Dalam persidangan itu pula, terdakwa membenarkan jika barang tersebut dibelinya dengan harga 5000 dollar dari Taiwan.
Terdakwa menggunakannya dengan cara memakai sisha. Yakni membakar ganja di atas mangkok alat sisha dan kemudian asapnya diisap.
Sejak ditangkap dan dititipkan di Lapas Kerobokan pada bulan Februari lalu, terdakwa hingga bulan April ini mengaku belum pernah menggunakan ganja.

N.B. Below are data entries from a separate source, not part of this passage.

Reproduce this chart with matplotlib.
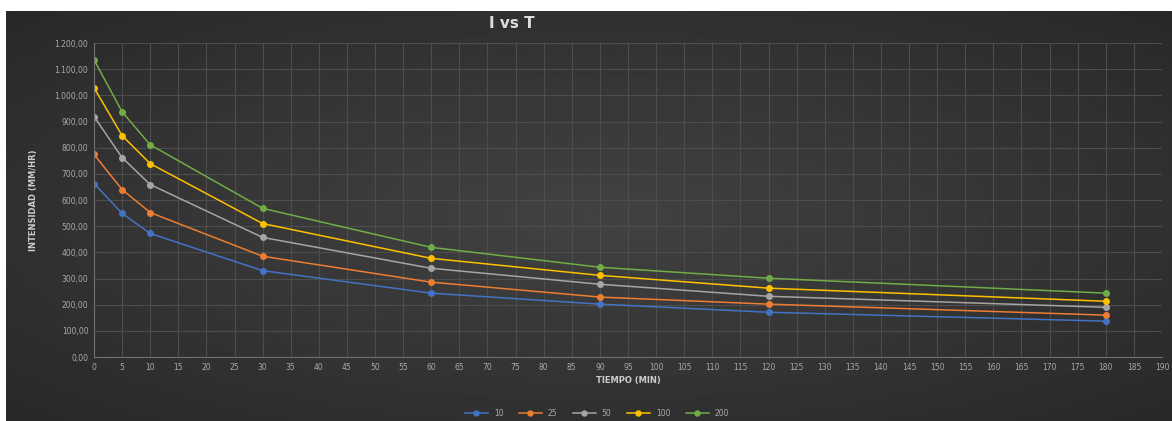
import matplotlib.pyplot as plt
import numpy as np

tiempo = [0, 5, 10, 30, 60, 90, 120, 180]
i_10 = [663, 549, 472, 330, 244, 202, 171, 137]
i_25 = [774, 640, 552, 385, 286, 229, 202, 160]
i_50 = [919, 762, 659, 457, 339, 278, 232, 190]
i_100 = [1029, 846, 739, 510, 377, 312, 263, 213]
i_200 = [1136, 937, 811, 568, 419, 343, 301, 244]
labels = ['10', '25', '50', '100', '200']
colors = ['#4472C4', '#ED7D31', '#A5A5A5', '#FFC000', '#70AD47']

fig = plt.figure(figsize=(11.72, 4.21), dpi=100)
fig.patch.set_facecolor('white')

# dark chart background with a soft lighter centre
bg = fig.add_axes([6 / 1172, 0, 1 - 6 / 1172, 1 - 11 / 421])
yy, xx = np.mgrid[-1:1:200j, -1:1:400j]
shade = np.clip(1 - np.sqrt(xx ** 2 + yy ** 2) / 1.4, 0, 1)
bg.imshow(0.16 + 0.10 * shade, cmap='gray', vmin=0, vmax=1, aspect='auto',
          extent=[0, 1, 0, 1])
bg.set_axis_off()

ax = fig.add_axes([94 / 1172, 1 - 357 / 421, (1162 - 94) / 1172, (357 - 43) / 421])
ax.patch.set_alpha(0)

series = [i_10, i_25, i_50, i_100, i_200]
for vals, lab, col in zip(series, labels, colors):
    ax.plot(tiempo, vals, color=col, lw=1.1, marker='o', ms=4, label=lab)

ax.set_xlim(0, 190)
ax.set_ylim(0, 1200)
ax.set_xticks(np.arange(0, 195, 5))
ax.set_yticks(np.arange(0, 1300, 100))
ax.set_yticklabels(['{:,.2f}'.format(v).replace(',', 'X').replace('.', ',').replace('X', '.')
                    for v in np.arange(0, 1300, 100)])
ax.tick_params(colors='#aaaaaa', labelsize=5.5, length=0, pad=4)
ax.grid(True, color='#4d4d4d', lw=0.8)
ax.set_axisbelow(True)
for side in ['top', 'right']:
    ax.spines[side].set_visible(False)
ax.spines['left'].set_color('#707070')
ax.spines['bottom'].set_color('#707070')

ax.set_xlabel('TIEMPO (MIN)', color='#cccccc', fontsize=6, fontweight='bold', labelpad=3)
ax.set_ylabel('INTENSIDAD (MM/HR)', color='#cccccc', fontsize=6, fontweight='bold', labelpad=12)
fig.text(512 / 1172, 1 - 23 / 421, 'I vs T', color='#dddddd', fontsize=11,
         fontweight='bold', ha='center', va='center')

ax.legend(loc='center', bbox_to_anchor=((597 - 94) / 1068, (357 - 413) / 314), ncol=5,
          frameon=False, fontsize=5.5, labelcolor='#aaaaaa', markerscale=0.9, handlelength=3)

plt.savefig('out.png', dpi=100)
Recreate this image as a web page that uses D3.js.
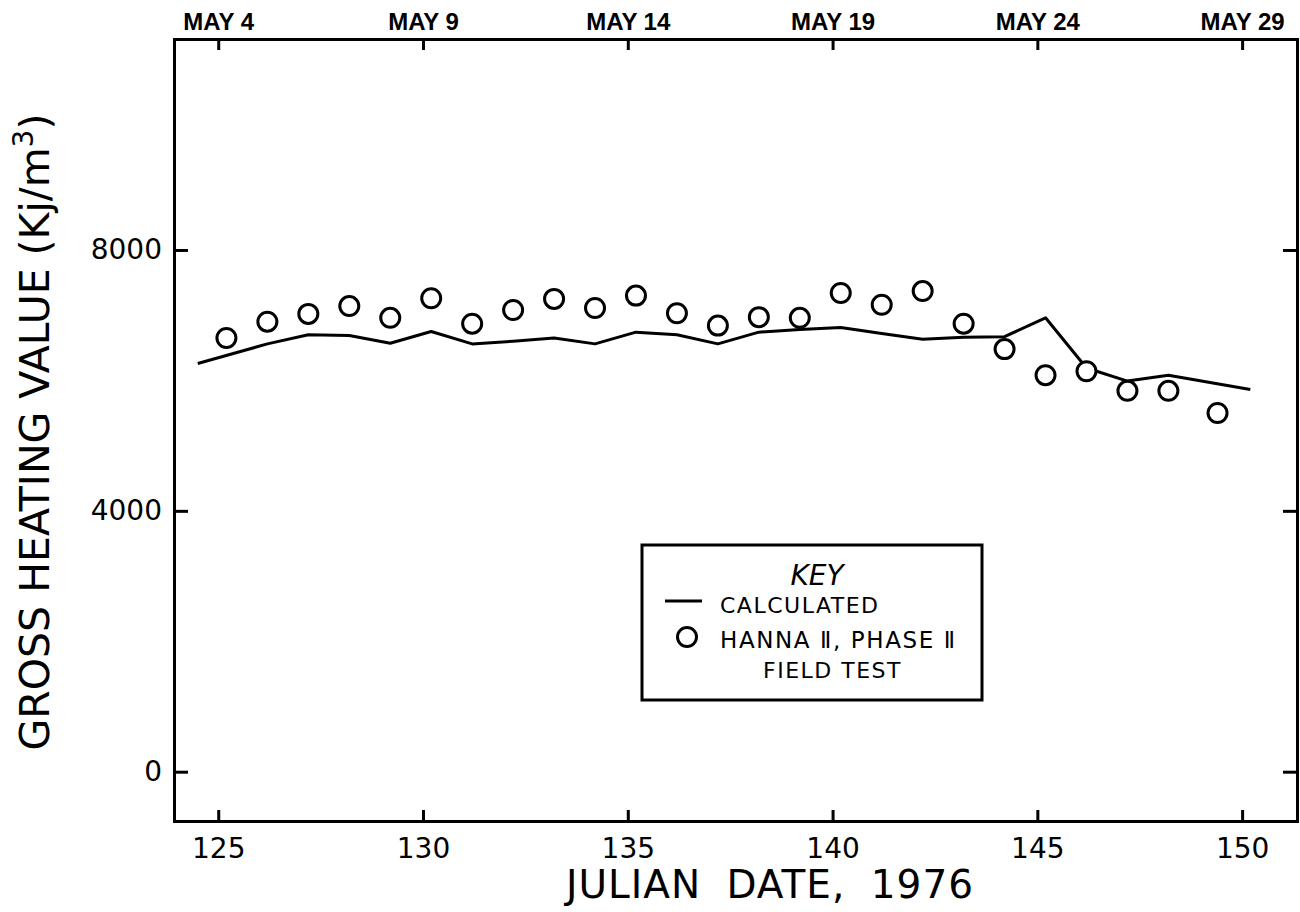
<!DOCTYPE html>
<html>
<head>
<meta charset="utf-8">
<script src="https://cdn.jsdelivr.net/npm/d3@7"></script>
<style>
  body { margin: 0; background: #fff; }
  svg text { fill: #000; }
</style>
</head>
<body>
<svg id="chart" width="1300" height="912"></svg>
<script>
// Axis ticks
const julianTicks = [125, 130, 135, 140, 145, 150];
const dateLabels = ["MAY 4", "MAY 9", "MAY 14", "MAY 19", "MAY 24", "MAY 29"];
const valueTicks = [0, 4000, 8000];

// Hanna II, Phase II field test: gross heating value (kJ/m3) by Julian date
const fieldDays = [125.2, 126.2, 127.2, 128.2, 129.2, 130.2, 131.2, 132.2, 133.2, 134.2,
                   135.2, 136.2, 137.2, 138.2, 139.2, 140.2, 141.2, 142.2, 143.2, 144.2,
                   145.2, 146.2, 147.2, 148.2, 149.4];
const fieldValues = [6650, 6900, 7020, 7140, 6960, 7260, 6870, 7080, 7250, 7110,
                     7300, 7030, 6840, 6970, 6960, 7340, 7160, 7370, 6870, 6480,
                     6080, 6140, 5840, 5840, 5500];

// Calculated gross heating value
const calcDays = [124.5, 126.2, 127.2, 128.2, 129.2, 130.2, 131.2, 132.2, 133.2, 134.2,
                  135.2, 136.2, 137.2, 138.2, 139.2, 140.2, 141.2, 142.2, 143.2, 144.2,
                  145.2, 146.2, 147.2, 148.2, 150.2];
const calcValues = [6260, 6560, 6700, 6690, 6570, 6750, 6560, 6600, 6650, 6560,
                    6740, 6700, 6560, 6740, 6780, 6810, 6720, 6630, 6660, 6670,
                    6960, 6190, 5990, 6080, 5860];

const W = 1300, H = 912;
const margin = { top: 39, right: 3, bottom: 91, left: 174 };
const svg = d3.select("#chart");

const x = d3.scaleLinear()
  .domain([123.92, 151.34])
  .range([margin.left, W - margin.right]);
const y = d3.scaleLinear()
  .domain([-756, 11235])
  .range([H - margin.bottom, margin.top]);

const FONT = "'DejaVu Sans', sans-serif";

function styleAxis(g) {
  g.select(".domain").attr("stroke", "#000").attr("stroke-width", 3).attr("stroke-linecap", "square");
  g.selectAll(".tick line").attr("stroke", "#000").attr("stroke-width", 3);
  g.selectAll("text").attr("fill", "#000");
}

// Bottom axis: Julian date
svg.append("g")
  .attr("transform", `translate(0,${H - margin.bottom})`)
  .call(d3.axisBottom(x).tickValues(julianTicks).tickSizeInner(-11).tickSizeOuter(0).tickPadding(17))
  .call(styleAxis)
  .call(g => g.selectAll("text").attr("font-family", FONT).attr("font-size", 28));

// Top axis: calendar dates
svg.append("g")
  .attr("transform", `translate(0,${margin.top})`)
  .call(d3.axisTop(x).tickValues(julianTicks).tickSizeInner(-11).tickSizeOuter(0).tickPadding(9)
    .tickFormat((d, i) => dateLabels[i]))
  .call(styleAxis)
  .call(g => g.selectAll("text").attr("font-family", "'Liberation Sans', Arial, sans-serif")
    .attr("font-weight", "bold").attr("font-size", 24));

// Left axis: heating value
svg.append("g")
  .attr("transform", `translate(${margin.left},0)`)
  .call(d3.axisLeft(y).tickValues(valueTicks).tickSizeInner(-14).tickSizeOuter(0).tickPadding(12)
    .tickFormat(d3.format("d")))
  .call(styleAxis)
  .call(g => g.selectAll("text").attr("font-family", FONT).attr("font-size", 28));

// Right axis: tick marks only
svg.append("g")
  .attr("transform", `translate(${W - margin.right},0)`)
  .call(d3.axisRight(y).tickValues(valueTicks).tickSizeInner(-14).tickSizeOuter(0).tickFormat(""))
  .call(styleAxis);

// Calculated curve
const line = d3.line()
  .x((d, i) => x(calcDays[i]))
  .y(d => y(d));
svg.append("path")
  .datum(calcValues)
  .attr("fill", "none")
  .attr("stroke", "#000")
  .attr("stroke-width", 3)
  .attr("stroke-linejoin", "round")
  .attr("d", line);

// Field test measurements
svg.append("g")
  .selectAll("circle")
  .data(fieldValues)
  .join("circle")
  .attr("cx", (d, i) => x(fieldDays[i]))
  .attr("cy", d => y(d))
  .attr("r", 9.5)
  .attr("fill", "#fff")
  .attr("stroke", "#000")
  .attr("stroke-width", 3);

// Axis titles
svg.append("text")
  .attr("x", 770).attr("y", 898)
  .attr("text-anchor", "middle")
  .attr("font-family", FONT).attr("font-size", 39)
  .attr("letter-spacing", 1)
  .attr("word-spacing", 12)
  .text("JULIAN DATE, 1976");

const yTitle = svg.append("text")
  .attr("transform", "translate(49,432) rotate(-90)")
  .attr("text-anchor", "middle")
  .attr("font-family", FONT).attr("font-size", 41);
yTitle.append("tspan").text("GROSS HEATING VALUE (Kj/m");
yTitle.append("tspan").attr("dy", -16).attr("font-size", 28).text("3");
yTitle.append("tspan").attr("dy", 16).text(")");

// Key
const key = svg.append("g").attr("font-family", FONT);
key.append("rect")
  .attr("x", 642).attr("y", 545).attr("width", 340).attr("height", 155)
  .attr("fill", "#fff").attr("stroke", "#000").attr("stroke-width", 3);
key.append("text")
  .attr("x", 817).attr("y", 585).attr("text-anchor", "middle")
  .attr("font-size", 28).attr("font-style", "italic")
  .text("KEY");
key.append("line")
  .attr("x1", 665).attr("x2", 702).attr("y1", 601).attr("y2", 601)
  .attr("stroke", "#000").attr("stroke-width", 3);
key.append("text")
  .attr("x", 720).attr("y", 613).attr("font-size", 22).attr("letter-spacing", 1.5)
  .text("CALCULATED");
key.append("circle")
  .attr("cx", 687).attr("cy", 637).attr("r", 9.5)
  .attr("fill", "#fff").attr("stroke", "#000").attr("stroke-width", 3);
key.append("text")
  .attr("x", 720).attr("y", 648).attr("font-size", 23).attr("letter-spacing", 1.6)
  .text("HANNA Ⅱ, PHASE Ⅱ");
key.append("text")
  .attr("x", 763).attr("y", 678).attr("font-size", 22).attr("letter-spacing", 1.5)
  .text("FIELD TEST");
</script>
</body>
</html>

Di rumah tahanan, ia mengaku menggunakan obat dari dokter di penjara untuk penyakitnya tersebut. Dampaknya, katanya tidak bagus bagi dirinya. Dokter pun dikatakan sempat mengganti-ganti obatnya.
Usai persidangan, kuasa hukum terdakwa Nyoman Ferri Supriadi pun mengaku apa yang dilakukan oleh kliennya tersebut adalah sebagai bentuk pengobatan alternatif.
“Di California, Amerika sana kan dibolehkan dengan dosis 6-7 gram. Ia mengonsusinya sejak 3 atau 4 tahun belakangan ini sebagai obat alternatif kan,” ujarnya.
Dipersidangan terdakwa mengaku memakai ganja karena sakit? “Iya, dia punya penyakit saraf, ambien akut dan lainya. Untuk itu pula, minggu depan kami ajukan saksi yang meringankan dari dokter,” pungkasnya.